The river was cold and dark and my breathing reflected the chilly fear. There are gators here though the chances of me seeing one were slim due to the cold temperatures. Even if I were lucky enough, it was unlikely that a gator would bother me. Still there was this kernel of fear in the back of my mind that came from being in unfamiliar, dark, cold water and it fueled an active imagination. My breathing slowed as the first water into the wetsuit warmed and I controlled my anxiety.
Everything glowed red and cypress knees rose from the bottom like mountains in a hobbit middle earth world. The journey was rewarded with a completely new view. Even if I saw nothing else, this scene was worth it.

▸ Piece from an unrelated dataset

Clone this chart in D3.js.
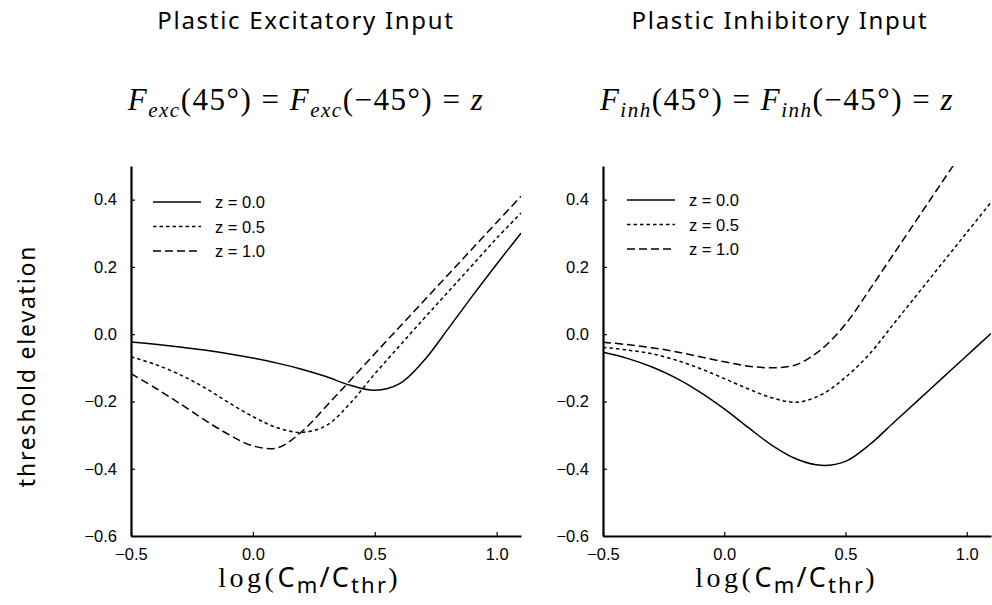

I hoped to watch a bowfin since I have never seen one. The cold water meant that fish wouldn’t be very active so I searched for some hiding in the woody debris covered bottom. There could be a dozen looking back at me from well camouflaged positions and I wouldn’t know it. I saw some spent Asian clam shells scattered on the bottom, but no fish. Finally just as I was getting out of the water due to cold numbed hands and feet, I saw a school of some kind of juvenile fish hold over a shallow sand bar.

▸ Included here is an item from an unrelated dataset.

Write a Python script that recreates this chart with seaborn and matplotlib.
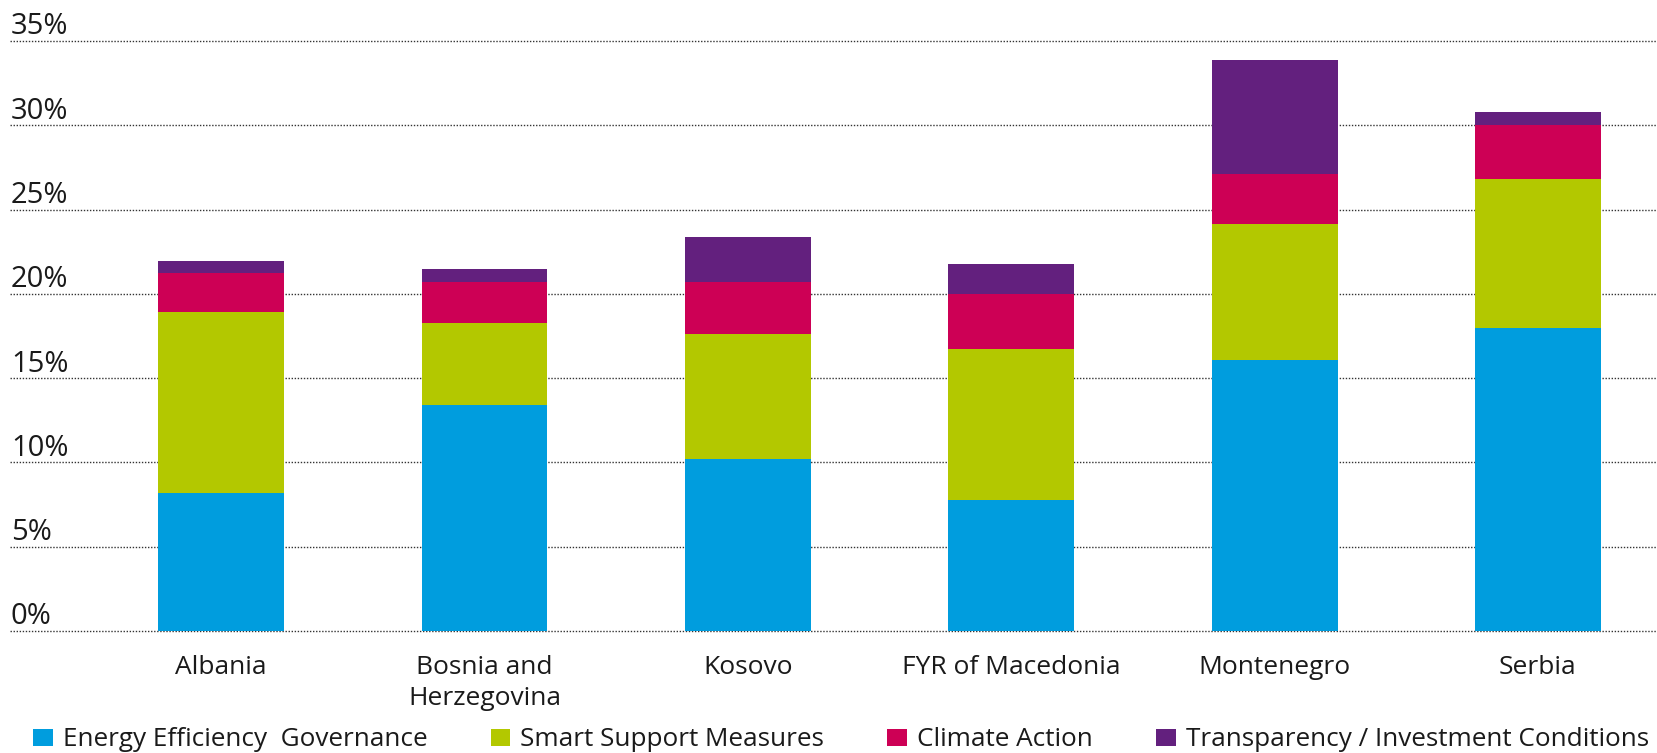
import matplotlib
matplotlib.use("Agg")
import matplotlib.pyplot as plt
from matplotlib.transforms import ScaledTranslation
import numpy as np
import pandas as pd
import seaborn as sns

# ---- data ----
countries = ["Albania", "Bosnia and\nHerzegovina", "Kosovo", "FYR of Macedonia", "Montenegro", "Serbia"]
series_names = ["Energy Efficiency  Governance", "Smart Support Measures", "Climate Action",
                "Transparency / Investment Conditions"]
ee_governance = [8.2, 13.4, 10.2, 7.8, 16.1, 18.0]
smart_support = [10.7, 4.9, 7.4, 8.95, 8.05, 8.8]
climate_action = [2.35, 2.4, 3.1, 3.25, 2.95, 3.2]
transparency = [0.7, 0.8, 2.7, 1.75, 6.75, 0.8]
y_ticks = [0, 5, 10, 15, 20, 25, 30, 35]
y_tick_labels = ["0%", "5%", "10%", "15%", "20%", "25%", "30%", "35%"]
colors = ["#009DDE", "#B3C800", "#CD0055", "#63207E"]

sns.set_theme(style="white")
plt.rcParams["font.family"] = ["Open Sans", "DejaVu Sans"]
text_color = "#1a1a1a"

W, H = 1658, 753
fig = plt.figure(figsize=(W / 100, H / 100), dpi=100)
ax = fig.add_axes([10.5 / W, 122 / H, 1 - 10.5 / W, (631 - 41) / H])

series = [ee_governance, smart_support, climate_action, transparency]
cum = np.cumsum(np.array(series), axis=0)
df = pd.DataFrame({"country": countries})
for i in range(len(series)):
    df[f"c{i}"] = cum[i]

# draw from tallest (cumulative) down so that lower segments sit on top
for i in reversed(range(len(series))):
    sns.barplot(data=df, x="country", y=f"c{i}", color=colors[i], width=0.478,
                errorbar=None, saturation=1, label=series_names[i], ax=ax,
                edgecolor="none", linewidth=0)

handles, labels = ax.get_legend_handles_labels()
if ax.get_legend() is not None:
    ax.get_legend().remove()

ax.set_xlim(-0.80, 5.456)
ax.set_ylim(0, 35)
ax.set_xlabel("")
ax.set_ylabel("")
for s in ax.spines.values():
    s.set_visible(False)

ax.set_axisbelow(True)
ax.yaxis.grid(True, linestyle=(0, (1, 1.2)), color="#333333", linewidth=1.0)
ax.xaxis.grid(False)
for gl in ax.get_ygridlines():
    gl.set_clip_on(False)

ax.set_yticks(y_ticks)
ax.set_yticklabels(y_tick_labels, fontsize=21, color=text_color)
ax.tick_params(axis="y", length=0, pad=0)
offset = ScaledTranslation(0.005, 0.065, fig.dpi_scale_trans)
for lab in ax.get_yticklabels():
    lab.set_horizontalalignment("left")
    lab.set_verticalalignment("baseline")
    lab.set_transform(lab.get_transform() + offset)

fs = 19
ax.set_xticks(range(len(countries)))
ax.set_xticklabels(countries, fontsize=fs, color=text_color, linespacing=1.34)
ax.tick_params(axis="x", length=0, pad=17)

order = [labels.index(n) for n in series_names]
fig.legend([handles[i] for i in order], [labels[i] for i in order],
           loc="center left", bbox_to_anchor=(33 / W, 13 / H), ncol=4,
           frameon=False, fontsize=18.8, handlelength=0.76, handleheight=0.64,
           handletextpad=0.38, columnspacing=2.42, borderpad=0, borderaxespad=0,
           labelcolor=text_color)

fig.savefig("out.png", dpi=100)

The Edisto’s label of longest free-flowing blackwater river unfortunately doesn’t guarantee this amazing rivers protection. People are competing for its water. Its fish are contaminated with heavy metals and other pollutants so that the consumption of some species can cause health problems. It receives unhealthy runoff and wastewater discharge. But we have come too far to give up on the Edisto, just like we have come too far to give up on protecting any river. The issues facing the Edisto generically face just about every river. Fracking places countless rivers at risk and needs to stop. We each need to take responsibility for the non-point sources of our pollution and correct it. Install rain barrels. Plant rain gardens and planters. Urge local officials to retrofit out dated storm water management systems to better control and filter runoff, and let your elected officials know that the quality of our rivers and streams are important to you. Get involved with your local conservation group, or the group working to protect your favorite river like the Friends of the Edisto. Finally, get into your local rivers and streams and appreciate them for what they are. You will be rewarded with a completely new view. We have come too far not to.